Start at the line where "Clone this chart in Altair." appears and end at the line where "legend_y = [546, 512, 481]" appears; repeat those lines exactly, both ends included, leaving pictures behind.

Some records
+---+

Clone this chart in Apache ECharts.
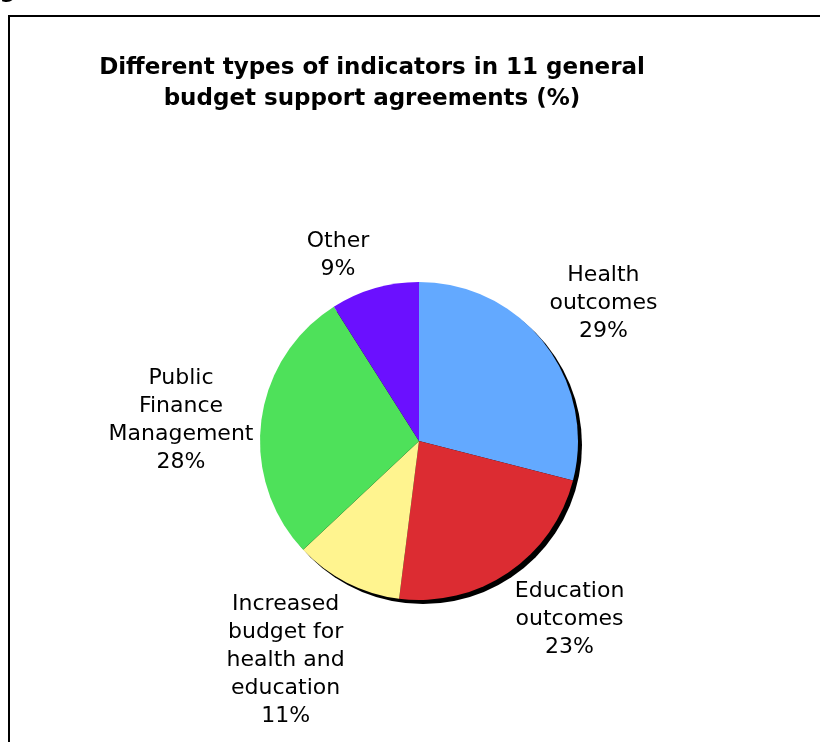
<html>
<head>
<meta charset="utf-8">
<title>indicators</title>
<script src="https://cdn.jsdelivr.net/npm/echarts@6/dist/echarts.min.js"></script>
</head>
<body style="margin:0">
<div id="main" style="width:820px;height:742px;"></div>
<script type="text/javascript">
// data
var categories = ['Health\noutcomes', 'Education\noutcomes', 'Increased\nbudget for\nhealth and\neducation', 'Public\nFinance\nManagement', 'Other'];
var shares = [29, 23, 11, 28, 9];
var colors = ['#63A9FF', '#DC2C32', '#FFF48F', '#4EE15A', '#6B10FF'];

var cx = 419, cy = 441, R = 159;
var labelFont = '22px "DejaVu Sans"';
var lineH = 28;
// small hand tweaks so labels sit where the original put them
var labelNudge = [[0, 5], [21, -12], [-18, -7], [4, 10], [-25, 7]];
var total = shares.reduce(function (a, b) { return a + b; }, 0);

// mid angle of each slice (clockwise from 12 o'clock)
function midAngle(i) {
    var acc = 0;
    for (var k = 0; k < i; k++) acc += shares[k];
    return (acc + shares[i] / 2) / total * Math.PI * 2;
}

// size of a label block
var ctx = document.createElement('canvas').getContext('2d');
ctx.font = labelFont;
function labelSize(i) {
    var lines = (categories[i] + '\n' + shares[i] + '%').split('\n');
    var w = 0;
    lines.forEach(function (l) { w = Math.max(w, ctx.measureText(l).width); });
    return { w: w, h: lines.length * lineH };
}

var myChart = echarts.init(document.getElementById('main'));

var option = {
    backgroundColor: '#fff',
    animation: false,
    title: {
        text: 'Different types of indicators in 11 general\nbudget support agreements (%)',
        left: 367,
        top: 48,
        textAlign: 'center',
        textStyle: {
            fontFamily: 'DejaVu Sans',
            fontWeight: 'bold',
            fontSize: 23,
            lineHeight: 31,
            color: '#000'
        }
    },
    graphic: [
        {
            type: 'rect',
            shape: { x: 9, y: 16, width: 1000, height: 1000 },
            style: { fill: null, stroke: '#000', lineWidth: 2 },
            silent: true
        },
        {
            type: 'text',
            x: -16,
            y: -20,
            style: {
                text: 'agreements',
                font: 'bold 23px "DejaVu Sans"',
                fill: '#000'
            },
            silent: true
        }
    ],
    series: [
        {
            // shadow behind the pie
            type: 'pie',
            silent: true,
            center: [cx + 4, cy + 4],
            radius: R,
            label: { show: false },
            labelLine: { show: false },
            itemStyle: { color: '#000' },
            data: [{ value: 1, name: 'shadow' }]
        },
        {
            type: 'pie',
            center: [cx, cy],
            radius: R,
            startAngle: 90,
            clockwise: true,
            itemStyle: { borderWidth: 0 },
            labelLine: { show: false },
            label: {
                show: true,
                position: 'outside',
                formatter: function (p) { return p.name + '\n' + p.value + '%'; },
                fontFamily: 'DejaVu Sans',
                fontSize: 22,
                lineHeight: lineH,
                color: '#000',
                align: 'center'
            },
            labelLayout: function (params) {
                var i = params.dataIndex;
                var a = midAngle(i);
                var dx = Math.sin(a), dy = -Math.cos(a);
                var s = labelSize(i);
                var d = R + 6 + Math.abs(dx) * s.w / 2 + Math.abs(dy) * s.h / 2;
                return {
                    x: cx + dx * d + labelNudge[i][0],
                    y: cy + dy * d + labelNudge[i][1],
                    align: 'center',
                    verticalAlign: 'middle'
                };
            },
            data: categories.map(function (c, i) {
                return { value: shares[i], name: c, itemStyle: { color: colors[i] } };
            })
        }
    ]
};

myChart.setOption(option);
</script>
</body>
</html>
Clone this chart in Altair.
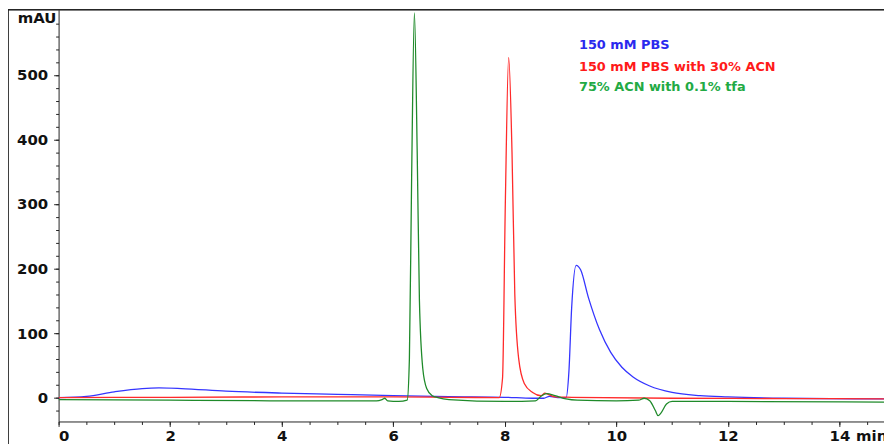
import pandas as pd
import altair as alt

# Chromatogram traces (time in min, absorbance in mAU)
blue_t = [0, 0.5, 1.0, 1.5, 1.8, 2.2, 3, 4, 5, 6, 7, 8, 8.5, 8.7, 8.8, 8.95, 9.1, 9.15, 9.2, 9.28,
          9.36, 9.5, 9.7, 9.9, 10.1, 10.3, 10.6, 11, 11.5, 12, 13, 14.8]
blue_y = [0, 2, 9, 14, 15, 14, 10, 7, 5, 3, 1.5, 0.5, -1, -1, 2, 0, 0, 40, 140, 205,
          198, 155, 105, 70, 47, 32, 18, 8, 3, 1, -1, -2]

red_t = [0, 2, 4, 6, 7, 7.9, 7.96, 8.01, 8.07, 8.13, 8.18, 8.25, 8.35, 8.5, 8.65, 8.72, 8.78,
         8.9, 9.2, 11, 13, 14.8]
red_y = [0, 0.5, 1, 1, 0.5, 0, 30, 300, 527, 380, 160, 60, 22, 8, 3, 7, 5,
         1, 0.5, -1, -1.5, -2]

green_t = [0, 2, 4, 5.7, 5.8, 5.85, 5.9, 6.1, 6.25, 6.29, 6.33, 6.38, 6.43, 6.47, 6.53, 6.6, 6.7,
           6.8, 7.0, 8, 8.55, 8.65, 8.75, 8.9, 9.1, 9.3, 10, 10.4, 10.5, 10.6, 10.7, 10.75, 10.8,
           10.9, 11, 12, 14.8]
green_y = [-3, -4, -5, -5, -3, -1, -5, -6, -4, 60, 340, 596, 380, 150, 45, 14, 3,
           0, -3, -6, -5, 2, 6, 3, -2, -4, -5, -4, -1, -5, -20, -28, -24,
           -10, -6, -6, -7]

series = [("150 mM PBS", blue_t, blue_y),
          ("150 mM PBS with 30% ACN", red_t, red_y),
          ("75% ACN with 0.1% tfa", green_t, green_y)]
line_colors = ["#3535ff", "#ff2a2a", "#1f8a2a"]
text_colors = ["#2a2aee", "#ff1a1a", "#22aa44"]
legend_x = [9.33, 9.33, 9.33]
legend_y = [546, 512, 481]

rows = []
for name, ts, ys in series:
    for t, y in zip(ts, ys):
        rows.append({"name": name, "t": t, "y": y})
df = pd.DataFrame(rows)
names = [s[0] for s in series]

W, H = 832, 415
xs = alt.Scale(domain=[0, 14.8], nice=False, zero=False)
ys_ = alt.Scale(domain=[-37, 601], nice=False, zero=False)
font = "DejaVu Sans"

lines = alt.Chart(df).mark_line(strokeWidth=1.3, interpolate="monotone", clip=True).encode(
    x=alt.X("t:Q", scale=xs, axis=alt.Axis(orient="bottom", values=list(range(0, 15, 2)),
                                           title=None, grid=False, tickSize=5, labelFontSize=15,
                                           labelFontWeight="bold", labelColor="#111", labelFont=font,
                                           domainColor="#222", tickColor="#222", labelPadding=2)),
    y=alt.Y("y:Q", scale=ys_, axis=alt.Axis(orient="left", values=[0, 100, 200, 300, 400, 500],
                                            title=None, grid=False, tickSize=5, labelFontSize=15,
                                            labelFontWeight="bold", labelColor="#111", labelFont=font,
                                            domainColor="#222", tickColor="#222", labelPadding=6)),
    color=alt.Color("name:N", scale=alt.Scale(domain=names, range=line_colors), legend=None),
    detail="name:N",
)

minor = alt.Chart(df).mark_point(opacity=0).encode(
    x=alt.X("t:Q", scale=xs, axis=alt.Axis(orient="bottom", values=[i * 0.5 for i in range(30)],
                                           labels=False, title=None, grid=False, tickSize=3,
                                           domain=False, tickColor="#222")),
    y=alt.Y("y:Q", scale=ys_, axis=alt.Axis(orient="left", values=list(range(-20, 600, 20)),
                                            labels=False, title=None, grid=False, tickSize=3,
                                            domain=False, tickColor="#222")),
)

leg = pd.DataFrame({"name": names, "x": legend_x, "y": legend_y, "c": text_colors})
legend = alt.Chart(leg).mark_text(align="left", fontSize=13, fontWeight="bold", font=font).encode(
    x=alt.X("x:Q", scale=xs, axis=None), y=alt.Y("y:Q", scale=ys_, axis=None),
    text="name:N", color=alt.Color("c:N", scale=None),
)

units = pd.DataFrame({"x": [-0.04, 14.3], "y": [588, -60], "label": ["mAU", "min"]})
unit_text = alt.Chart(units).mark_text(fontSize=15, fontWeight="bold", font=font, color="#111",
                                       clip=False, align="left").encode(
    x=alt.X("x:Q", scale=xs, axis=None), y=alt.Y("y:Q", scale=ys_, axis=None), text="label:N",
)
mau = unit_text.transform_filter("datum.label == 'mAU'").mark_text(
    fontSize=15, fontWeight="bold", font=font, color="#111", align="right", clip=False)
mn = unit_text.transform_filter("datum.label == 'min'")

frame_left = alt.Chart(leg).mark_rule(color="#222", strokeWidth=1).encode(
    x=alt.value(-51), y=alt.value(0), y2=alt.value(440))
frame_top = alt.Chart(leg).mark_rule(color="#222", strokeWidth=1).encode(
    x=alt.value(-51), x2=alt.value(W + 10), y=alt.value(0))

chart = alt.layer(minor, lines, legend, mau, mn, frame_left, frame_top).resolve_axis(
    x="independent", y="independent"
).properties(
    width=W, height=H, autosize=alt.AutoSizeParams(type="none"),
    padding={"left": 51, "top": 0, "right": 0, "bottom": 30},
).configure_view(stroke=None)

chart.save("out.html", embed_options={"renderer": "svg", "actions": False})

+---+

» Response to the task:
Clone this chart in Altair.
import pandas as pd
import altair as alt

# Chromatogram traces (time in min, absorbance in mAU)
blue_t = [0, 0.5, 1.0, 1.5, 1.8, 2.2, 3, 4, 5, 6, 7, 8, 8.5, 8.7, 8.8, 8.95, 9.1, 9.15, 9.2, 9.28,
          9.36, 9.5, 9.7, 9.9, 10.1, 10.3, 10.6, 11, 11.5, 12, 13, 14.8]
blue_y = [0, 2, 9, 14, 15, 14, 10, 7, 5, 3, 1.5, 0.5, -1, -1, 2, 0, 0, 40, 140, 205,
          198, 155, 105, 70, 47, 32, 18, 8, 3, 1, -1, -2]

red_t = [0, 2, 4, 6, 7, 7.9, 7.96, 8.01, 8.07, 8.13, 8.18, 8.25, 8.35, 8.5, 8.65, 8.72, 8.78,
         8.9, 9.2, 11, 13, 14.8]
red_y = [0, 0.5, 1, 1, 0.5, 0, 30, 300, 527, 380, 160, 60, 22, 8, 3, 7, 5,
         1, 0.5, -1, -1.5, -2]

green_t = [0, 2, 4, 5.7, 5.8, 5.85, 5.9, 6.1, 6.25, 6.29, 6.33, 6.38, 6.43, 6.47, 6.53, 6.6, 6.7,
           6.8, 7.0, 8, 8.55, 8.65, 8.75, 8.9, 9.1, 9.3, 10, 10.4, 10.5, 10.6, 10.7, 10.75, 10.8,
           10.9, 11, 12, 14.8]
green_y = [-3, -4, -5, -5, -3, -1, -5, -6, -4, 60, 340, 596, 380, 150, 45, 14, 3,
           0, -3, -6, -5, 2, 6, 3, -2, -4, -5, -4, -1, -5, -20, -28, -24,
           -10, -6, -6, -7]

series = [("150 mM PBS", blue_t, blue_y),
          ("150 mM PBS with 30% ACN", red_t, red_y),
          ("75% ACN with 0.1% tfa", green_t, green_y)]
line_colors = ["#3535ff", "#ff2a2a", "#1f8a2a"]
text_colors = ["#2a2aee", "#ff1a1a", "#22aa44"]
legend_x = [9.33, 9.33, 9.33]
legend_y = [546, 512, 481]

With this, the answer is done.